I just landed in La Guardia and got into a taxi heading off to Manhattan. I settled in and gave the driver the details of my hotel. I was surprised – he was one of the few taxi drivers in New York with a New York accent. Imagine that. An ex-firefighter he told me. He leaned back in that taxi driver way and half looking over his shoulder asked me where I am from (out the corner of his mouth the way taxi driver do). “South Africa”, I replied, not really thinking about it. He went quiet for a little bit – no small feat for a New York taxi driver. I could see him frowning at himself – thinking what to say in reply. He leaned back and said, “So where is that?” Huh? “Hum, it is a country in the Southern part of Africa”, I replied – not sure what to actually say. Silence again. I could see his eyes in the review mirror and it was clear he had no idea where to go with this conversation. He looked at me in the review mirror and said, “So, who’s the President of Africa?” WTF? How do I answer that one? “Well. Hum”, was all I could initially think of saying. Silence from my side trying to figure out an answer. Do I ask if he has ever heard of Nelson Mandela? Do I explain Africa is a continent and not a country? Do I say South Africa is the name of a country? No wait – I got it. I looked at him and said, “Robert Mugabe”.
I mean really. What was I going to say?
I am from Africa. Here’s the problem with that. If I said I am from America what would you think? US of A right? There is only one America in the eyes of the world. When people talk about America they don’t mean the continent, they mean the country. But in Africa we have the opposite problem. People think Africa is just some uniform place somewhere off the coast of Australia or England. Yeah, many people think we are just a single entity with people who are all the same no matter where you go.
You can find Italian Americans in the USA and French Canadians in Canada, but there is no such thing as an Italian African or French African. Except if they got lost in the Dakar Rally somehow. No. To the world we are just Africans in Africa. All the same. A uniform country where we all speak Swahili or some or other version of clicking noises. (The God’s must be Crazy is seen as a hard hitting documentary!)

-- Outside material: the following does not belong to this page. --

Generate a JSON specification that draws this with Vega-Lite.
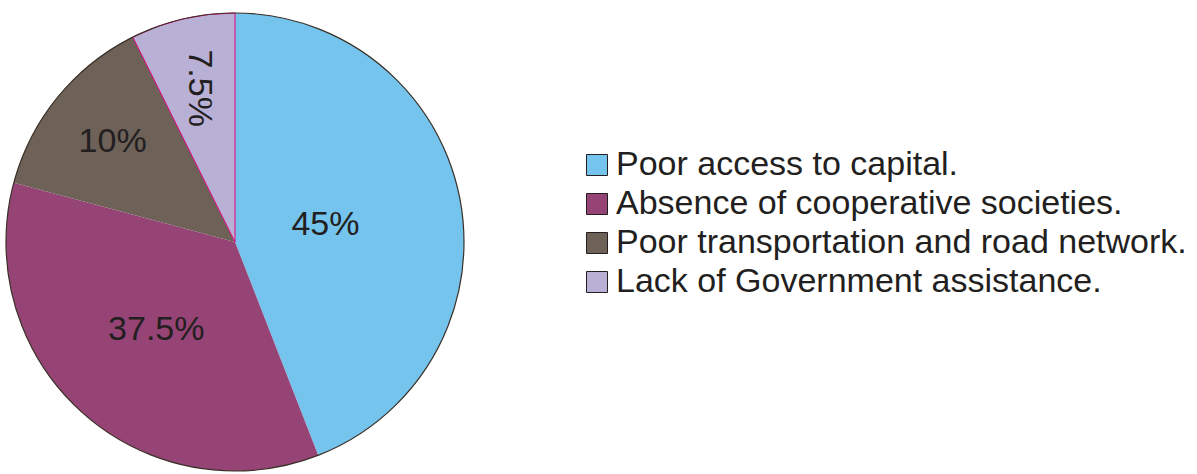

I wish we were this uniform. It would make things a bit easier. I mean really. In South Africa we have 11 official languages. And it doesn’t mean that if you knew one that you would know the other. Nope. It’s like Spanish and English – completely foreign to each other. Oh, we have some words we share – lekker and bakkie being a few we share in South Africa. Some more can be found at A-Broader View. Can you imagine 11 official languages? But we do have something in common. We are South African. And fiercely proud of it. Like all other countries we believe that our country is the greatest on this earth. A blessing from God. And we use our own criteria – like all other countries. The US measures it in wealth and the “American dream”. The German on their efficiency. The Brits on fish and chips, and warm beers. We measure ours on our past that we have overcome. That ours are the most just of societies. Where people from all backgrounds, ethnic groups, sexual orientation and religions can hang out together and have fun. Yes our great spirit is never better seen than when we are having a party. Which is most of the time. Oh, and don’t forget that we are the world champions in rugby, ranked number one in cricket for One Day Internationals and a string of players in the Top 20 in golf – and guess who will host the 2010 Soccer World Cup? Yeah! South Africa – the greatest nation in the world! (According to South Africans and a few of the most informed and wisest citizens of other countries.)

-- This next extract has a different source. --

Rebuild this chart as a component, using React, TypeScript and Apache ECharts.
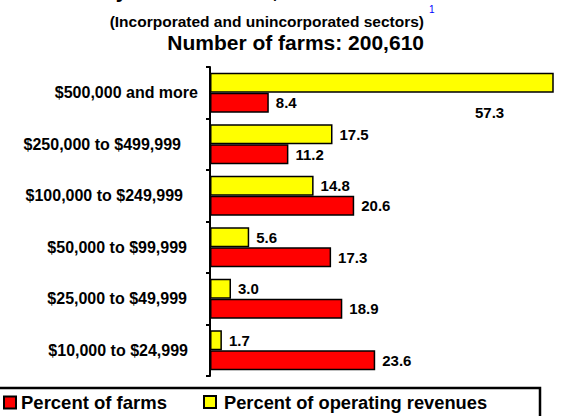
import React, { useEffect, useRef } from "react";
import * as echarts from "echarts";

const categories = [
  "$500,000 and more",
  "$250,000 to $499,999",
  "$100,000 to $249,999",
  "$50,000 to $99,999",
  "$25,000 to $49,999",
  "$10,000 to $24,999",
];
const percentFarms = [8.4, 11.2, 20.6, 17.3, 18.9, 23.6];
const percentRevenues = [57.3, 17.5, 14.8, 5.6, 3.0, 1.7];
const seriesNames = ["Percent of farms", "Percent of operating revenues"];

// label right-padding styles (visual only)
const labelPad = [0, 17, 15, 11, 11, 10];

const FONT = "'Liberation Sans', Arial, Helvetica, sans-serif";

export default function App() {
  const ref = useRef<HTMLDivElement>(null);

  useEffect(() => {
    if (!ref.current) return;
    const chart = echarts.init(ref.current, null, { renderer: "svg" });

    const rich: Record<string, any> = {};
    labelPad.forEach((p, i) => {
      rich["p" + i] = {
        fontFamily: FONT,
        fontWeight: "bold",
        fontSize: 16,
        color: "#000",
        padding: [0, p, 0, 0],
      };
    });

    const fmt = (p: any) => Number(p.value).toFixed(1);
    const labelBase = {
      show: true,
      position: "right",
      distance: 7,
      fontFamily: FONT,
      fontWeight: "bold",
      fontSize: 15,
      color: "#000",
      formatter: fmt,
    };

    const revenueData = percentRevenues.map((v, i) =>
      i === 0 ? { value: v, label: { position: [265, 32] } } : v
    );

    chart.setOption({
      animation: false,
      backgroundColor: "#fff",
      textStyle: { fontFamily: FONT },
      grid: { left: 210, right: 13, top: 67, bottom: 40 },
      xAxis: {
        type: "value",
        min: 0,
        max: 49,
        show: false,
      },
      yAxis: {
        type: "category",
        inverse: true,
        data: categories,
        axisLine: { show: true, lineStyle: { color: "#000", width: 2 } },
        axisTick: { show: true, length: 4, lineStyle: { color: "#000", width: 2 } },
        axisLabel: {
          margin: 12,
          fontFamily: FONT,
          fontWeight: "bold",
          fontSize: 16,
          color: "#000",
          formatter: (val: string) => {
            const i = categories.indexOf(val);
            return "{p" + i + "|" + val + "}";
          },
          rich,
        },
        splitLine: { show: false },
      },
      legend: [
        {
          data: [seriesNames[0]],
          left: 3,
          top: 393,
          padding: 0,
          itemWidth: 12,
          itemHeight: 12,
          icon: "rect",
          textStyle: { fontFamily: FONT, fontWeight: "bold", fontSize: 18.5, color: "#000" },
        },
        {
          data: [seriesNames[1]],
          left: 203,
          top: 393,
          padding: 0,
          itemWidth: 12,
          itemHeight: 12,
          icon: "rect",
          textStyle: {
            fontFamily: FONT,
            fontWeight: "bold",
            fontSize: 18.3,
            color: "#000",
            padding: [0, 0, 0, 3],
          },
        },
      ],
      series: [
        {
          name: seriesNames[1],
          type: "bar",
          data: revenueData,
          barWidth: 20,
          barGap: "0%",
          itemStyle: { color: "#ffff00", borderColor: "#000", borderWidth: 1.5 },
          label: labelBase,
        },
        {
          name: seriesNames[0],
          type: "bar",
          data: percentFarms,
          barWidth: 20,
          barGap: "0%",
          itemStyle: { color: "#ff0000", borderColor: "#000", borderWidth: 1.5 },
          label: labelBase,
        },
      ],
      graphic: [
        {
          type: "text",
          x: 103,
          y: -10,
          style: {
            text: "by revenue class, 1995",
            font: `bold 21px ${FONT}`,
            fill: "#000",
            textAlign: "left",
            textVerticalAlign: "middle",
          },
        },
        {
          type: "text",
          x: 424,
          y: 21,
          style: {
            text: "(Incorporated and unincorporated sectors)",
            font: `bold 15.5px ${FONT}`,
            fill: "#000",
            textAlign: "right",
            textVerticalAlign: "middle",
          },
        },
        {
          type: "text",
          x: 429,
          y: 9.5,
          style: {
            text: "1",
            font: `10px ${FONT}`,
            fill: "#0000ff",
            textAlign: "left",
            textVerticalAlign: "middle",
          },
        },
        {
          type: "text",
          x: 424,
          y: 42,
          style: {
            text: "Number of farms: 200,610",
            font: `bold 21px ${FONT}`,
            fill: "#000",
            textAlign: "right",
            textVerticalAlign: "middle",
          },
        },
        {
          type: "rect",
          shape: { x: -2, y: 388, width: 542, height: 40 },
          style: { fill: "none", stroke: "#000", lineWidth: 2.5 },
        },
      ],
    });

    return () => chart.dispose();
  }, []);

  return (
    <div
      ref={ref}
      style={{ position: "fixed", left: 0, top: 0, width: 566, height: 416 }}
    />
  );
}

You know why Africans always smile and wave at each other? Because we are to sh*t scared of opening our mouths and having to speak to the other person. Which language do we pick? We have over 2,000 languages in Africa. So it makes it a bit difficult to pick one. Okay, we have the colonialist to thank for giving us English and French – most of us can speak one of the two. Badly, yes. But we can somehow communicate with each other. And a beer always helps to make the understanding a bit easier.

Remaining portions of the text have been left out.